We hope these points further highlight the contributions of our work and its potential impact on advancing long-video understanding. Thank you again for your valuable feedback and constructive suggestions, which have helped us strengthen our work.
We sincerely thank the reviewers and area chairs for their thoughtful feedback and constructive comments. Your insights have been instrumental in strengthening our work, improving its clarity, and providing additional evidence to support our claims.
In the revised manuscript, we have incorporated all feedback, with changes clearly highlighted in blue for your convenience. Below, we summarize the key updates and experiments added to address your concerns:
-
Inclusion of More Models:
- We have incorporated additional recent long-video understanding models into our benchmark to ensure they are comprehensive and holistic.
- As a result, we have updated the findings in the benchmark, providing the community with more robust insights to guide future research directions.
-
Human Verification of the Benchmark:
- We conducted a human verification of 10% of the benchmark and evaluated all models on this subset.
- The strong correlation between model scores on the verified subset and the full benchmark demonstrates the reliability of our dataset.
-
Human Evaluation of Models:
- We evaluated the correlation between our benchmark scores and human preferences, observing a high agreement of 95%.
- This further validates the benchmark’s effectiveness in assessing model performance.
-
Dataset Leakage Analysis:
- We performed additional experiments to assess dataset leakage and found it to be minimal due to the careful design of the benchmark.
- This ensures the integrity of our evaluation and strengthens confidence in our results.
-
Influence of Subtitles:
- We added ablation studies to analyze the role of subtitles, showing that their impact is limited.
- This reinforces that our benchmark primarily evaluates visual understanding, focusing on vision-based reasoning rather than textual cues.
-
Enhanced Writing and Visuals:
- We replaced nearly all figures with enhanced versions for better presentation and clarity.
- Additionally, we revised several sections to improve readability and ensure a smoother flow of ideas.
We hope these updates comprehensively address your concerns and further demonstrate the robustness and value of our contributions. Thank you again for your invaluable feedback, which has greatly improved the quality of our work.

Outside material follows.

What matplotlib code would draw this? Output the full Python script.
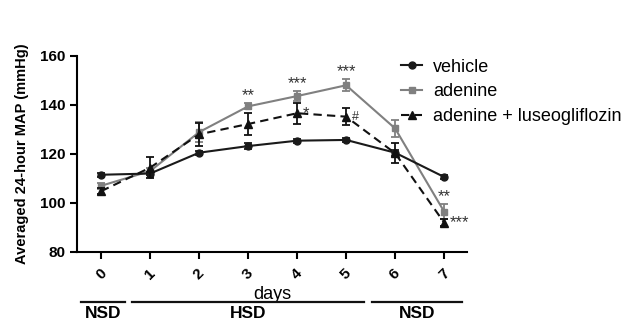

The paper presented a benchmark for long video understanding which is an important and challenging problem in the field. The paper received mixed ratings from the reviewers. There are some critical concerns raised by the reviewers. First, one reviewer is concerned about the diversity of the testing long videos. The videos are mainly from TV shows or movies which largely restricts the applicability of the benchmark to be used to model realistic video understanding problems. Another reviewer also mentioned that the testing videos are from only a limited number of channels which may bring bias in testing the performance of different video understanding models. Second, the reviewers are also criticizing the benchmark baseline models being used. There are several important video understanding models not tested in the benchmark. It brings limitations to understanding how challenging or useful the proposed benchmark is. Finally, there are also comments regarding the presentation quality of the submission. Based on these key points, AC decided to recommend a rejection for this time. The authors are encouraged to further polish the paper to submit it another time.
审稿人讨论附加意见
The reviewers requested further clarification on important details of the benchmark and asked for more experiments on state-of-the-art video understanding models. The reviewers are not fully satisfied with the authors' rebuttal.